National
House rules impasse continues as meeting deferred indefinitely
A meeting of the Parliament Regulation Drafting Committee, which was expected to take a decisive step, has been deferred for indefinite period after Nepali Congress lawmakers remained absent on Thursday, citing the election of its Parliamentary Party Working Committee.
Binod Ghimire
A meeting of the Parliament Regulation Drafting Committee, which was expected to take a decisive step, has been deferred for indefinite period after Nepali Congress lawmakers remained absent on Thursday, citing the election of its Parliamentary Party Working Committee.
After failing to finalise the regulation for the last six months, coordinator of the committee Radheshyam Adhikari, an NC lawmaker, had announced that disputed issues will be resolved through a vote. The Parliament Secretariat had prepared around 75 questionnaires on the disputed issues to be settled through a voting process. However, Adhikari postponed the meeting after NC Chief Whip Chin Kaji Shrestha informed the committee that no lawmaker from his party can participate in the voting process.
“We were busy with nominations for PP Working Committee,” said Shrestha. “The committee has taken this fact into consideration before fixing a date for
voting.”
A total of 42 lawmakers have filed their nominations for the 22 positions on the PP Working Committee, the majority of them are not the members of Regulation Drafting Committee. This is the second time in three weeks that the meeting has been deferred due to the absence of NC lawmakers.

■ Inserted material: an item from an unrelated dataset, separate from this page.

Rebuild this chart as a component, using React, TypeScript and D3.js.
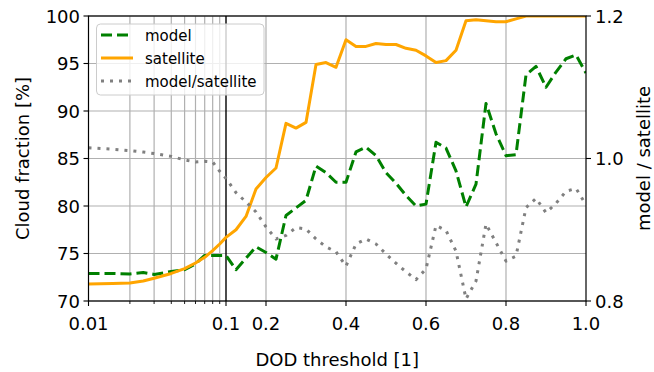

Ruling party lawmakers see this as an NC ploy to derail the regulation drafting process. “NC could have joined the voting process after completing nomination process. They are not cooperating,” said UML lawmaker Krishna Bhakta Pokharel.
As around a dozen lawmakers from the committee, including Adhikari, are leaving for a week-long visit to Japan on Saturday, it is unlikely that the regulation will be finalised anytime soon.
The Legislature-Parliament has been functioning under an interim regulation since the adoption of the new constitution owing to the dispute among the major parties over the new rules.
The drafting committee, which was formed in October last year, has struggled to find consensus even as its deadline has been extended four times. The 61-member committee, comprising a majority of lawmakers from three major parties, is divided over the strength of the Hearing Committee. The NC and some fringe parties are in favour of giving continuity to the 73-member body that existed before the constitution promulgation. The ruling coalition, on the other hand, is pressing for downsizing it to 15 members in line with a provision under the new charter.